# [INPUT ROWS]
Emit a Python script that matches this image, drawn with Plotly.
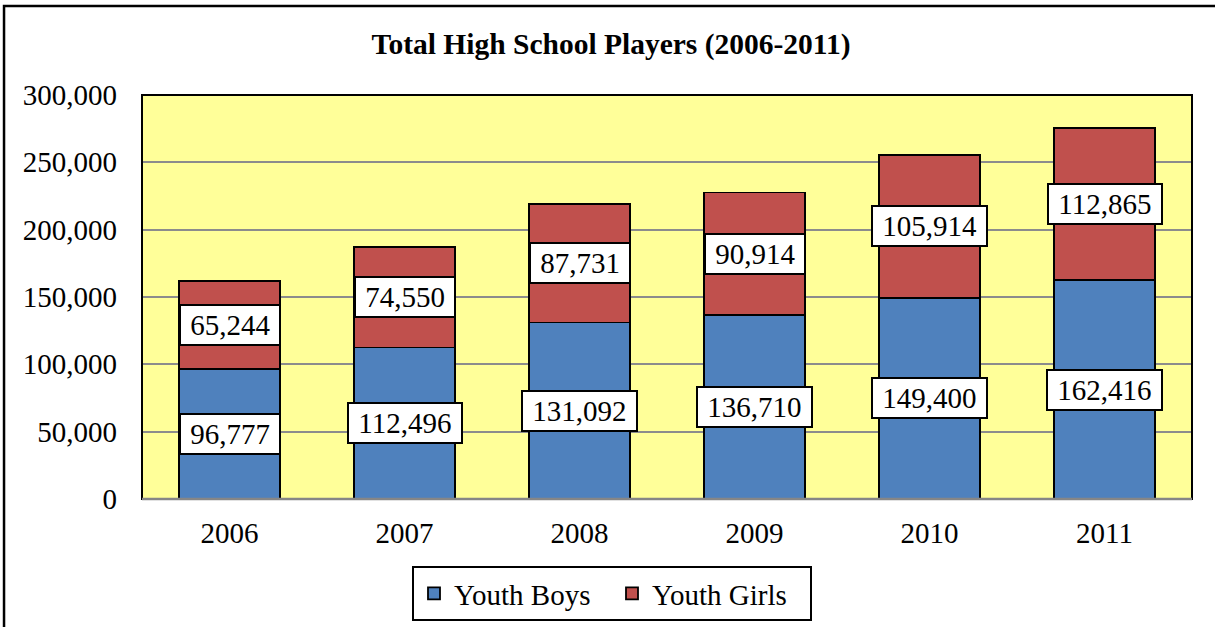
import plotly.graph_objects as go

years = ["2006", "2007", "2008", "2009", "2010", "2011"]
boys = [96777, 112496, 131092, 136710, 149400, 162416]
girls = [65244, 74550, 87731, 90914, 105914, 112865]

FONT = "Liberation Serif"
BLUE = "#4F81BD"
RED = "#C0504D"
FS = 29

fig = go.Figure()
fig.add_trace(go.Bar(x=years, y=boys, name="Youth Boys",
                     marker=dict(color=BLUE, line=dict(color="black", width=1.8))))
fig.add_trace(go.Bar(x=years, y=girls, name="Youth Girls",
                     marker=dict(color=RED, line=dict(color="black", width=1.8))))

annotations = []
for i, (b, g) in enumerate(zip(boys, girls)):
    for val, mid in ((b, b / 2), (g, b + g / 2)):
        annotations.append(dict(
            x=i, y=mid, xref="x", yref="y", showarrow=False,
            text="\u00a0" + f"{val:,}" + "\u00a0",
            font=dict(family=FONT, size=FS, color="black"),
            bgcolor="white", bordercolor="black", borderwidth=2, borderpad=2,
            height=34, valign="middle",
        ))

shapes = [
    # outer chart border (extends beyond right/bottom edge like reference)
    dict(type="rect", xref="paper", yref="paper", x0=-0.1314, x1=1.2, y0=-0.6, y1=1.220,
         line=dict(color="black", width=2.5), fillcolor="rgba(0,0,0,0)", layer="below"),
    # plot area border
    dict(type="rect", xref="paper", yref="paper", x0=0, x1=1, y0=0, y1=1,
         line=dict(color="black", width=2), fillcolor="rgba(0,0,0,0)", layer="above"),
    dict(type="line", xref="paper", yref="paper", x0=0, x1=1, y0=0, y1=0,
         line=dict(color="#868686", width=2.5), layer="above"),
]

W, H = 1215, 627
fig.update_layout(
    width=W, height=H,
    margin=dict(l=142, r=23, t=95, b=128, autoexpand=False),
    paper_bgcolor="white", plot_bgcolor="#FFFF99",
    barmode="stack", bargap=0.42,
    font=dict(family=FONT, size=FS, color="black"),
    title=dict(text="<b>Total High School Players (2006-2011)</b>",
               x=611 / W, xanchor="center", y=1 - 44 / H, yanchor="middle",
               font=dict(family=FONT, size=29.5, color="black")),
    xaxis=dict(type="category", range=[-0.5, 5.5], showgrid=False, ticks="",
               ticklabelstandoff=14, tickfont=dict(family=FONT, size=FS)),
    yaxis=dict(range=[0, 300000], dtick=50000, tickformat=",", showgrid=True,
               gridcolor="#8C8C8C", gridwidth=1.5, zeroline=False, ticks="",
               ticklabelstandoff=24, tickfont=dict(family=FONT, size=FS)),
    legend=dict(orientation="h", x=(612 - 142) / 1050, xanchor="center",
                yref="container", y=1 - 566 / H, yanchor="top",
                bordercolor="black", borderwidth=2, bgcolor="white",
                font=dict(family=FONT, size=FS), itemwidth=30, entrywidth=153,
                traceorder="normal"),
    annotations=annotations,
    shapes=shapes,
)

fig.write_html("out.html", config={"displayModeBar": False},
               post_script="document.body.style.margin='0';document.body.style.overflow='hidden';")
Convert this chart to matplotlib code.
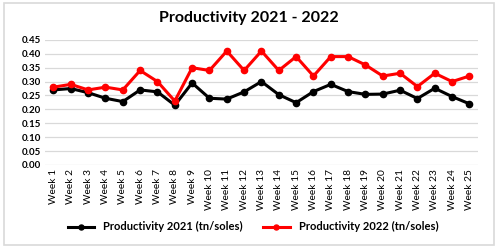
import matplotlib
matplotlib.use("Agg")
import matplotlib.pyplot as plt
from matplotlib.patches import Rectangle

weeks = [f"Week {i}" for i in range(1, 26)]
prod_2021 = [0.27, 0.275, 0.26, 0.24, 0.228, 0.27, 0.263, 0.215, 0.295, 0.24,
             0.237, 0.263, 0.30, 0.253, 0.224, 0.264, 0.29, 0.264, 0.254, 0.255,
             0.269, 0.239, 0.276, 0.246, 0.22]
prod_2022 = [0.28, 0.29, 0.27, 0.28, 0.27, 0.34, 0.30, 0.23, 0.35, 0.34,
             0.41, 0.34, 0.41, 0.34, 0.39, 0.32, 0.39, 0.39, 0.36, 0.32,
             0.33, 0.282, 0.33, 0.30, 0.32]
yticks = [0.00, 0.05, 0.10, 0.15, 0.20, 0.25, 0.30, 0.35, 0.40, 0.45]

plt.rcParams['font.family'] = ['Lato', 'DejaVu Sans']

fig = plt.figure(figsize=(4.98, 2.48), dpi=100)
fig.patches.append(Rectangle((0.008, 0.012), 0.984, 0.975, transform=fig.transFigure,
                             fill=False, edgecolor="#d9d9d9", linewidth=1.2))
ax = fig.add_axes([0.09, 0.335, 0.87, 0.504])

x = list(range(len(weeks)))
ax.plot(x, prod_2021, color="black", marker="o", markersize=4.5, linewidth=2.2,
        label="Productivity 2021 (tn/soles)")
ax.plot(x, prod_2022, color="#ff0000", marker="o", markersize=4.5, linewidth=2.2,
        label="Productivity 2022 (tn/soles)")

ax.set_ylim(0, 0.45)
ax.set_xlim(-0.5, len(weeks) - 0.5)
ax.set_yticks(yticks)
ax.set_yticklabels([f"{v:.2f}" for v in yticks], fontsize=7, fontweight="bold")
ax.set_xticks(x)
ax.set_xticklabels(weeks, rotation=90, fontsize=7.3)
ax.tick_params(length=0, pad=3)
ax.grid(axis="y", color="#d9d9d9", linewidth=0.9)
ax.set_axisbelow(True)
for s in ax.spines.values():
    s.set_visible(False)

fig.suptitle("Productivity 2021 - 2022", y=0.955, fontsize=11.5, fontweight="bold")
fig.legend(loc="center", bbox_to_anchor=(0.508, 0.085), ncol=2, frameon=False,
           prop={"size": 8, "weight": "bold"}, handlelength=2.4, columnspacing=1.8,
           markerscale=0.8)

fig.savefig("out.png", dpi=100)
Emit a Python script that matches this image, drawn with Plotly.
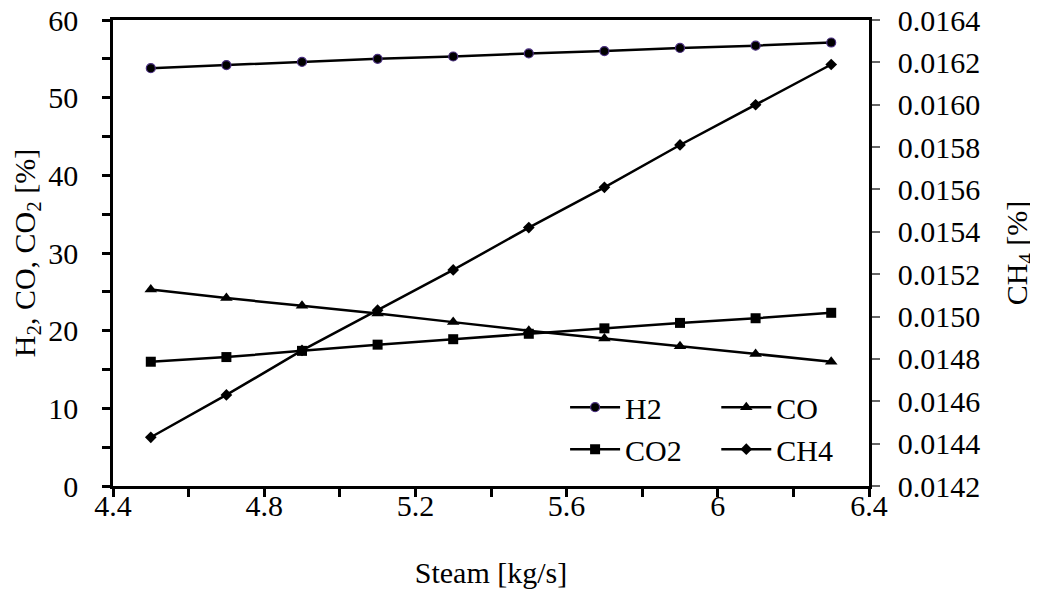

# [WRITTEN TASK]
Copy all lines above containing the string "chart".

# [THE SOLUTION]
    # outer chart border (extends beyond right/bottom edge like reference)
Convert this chart to matplotlib code.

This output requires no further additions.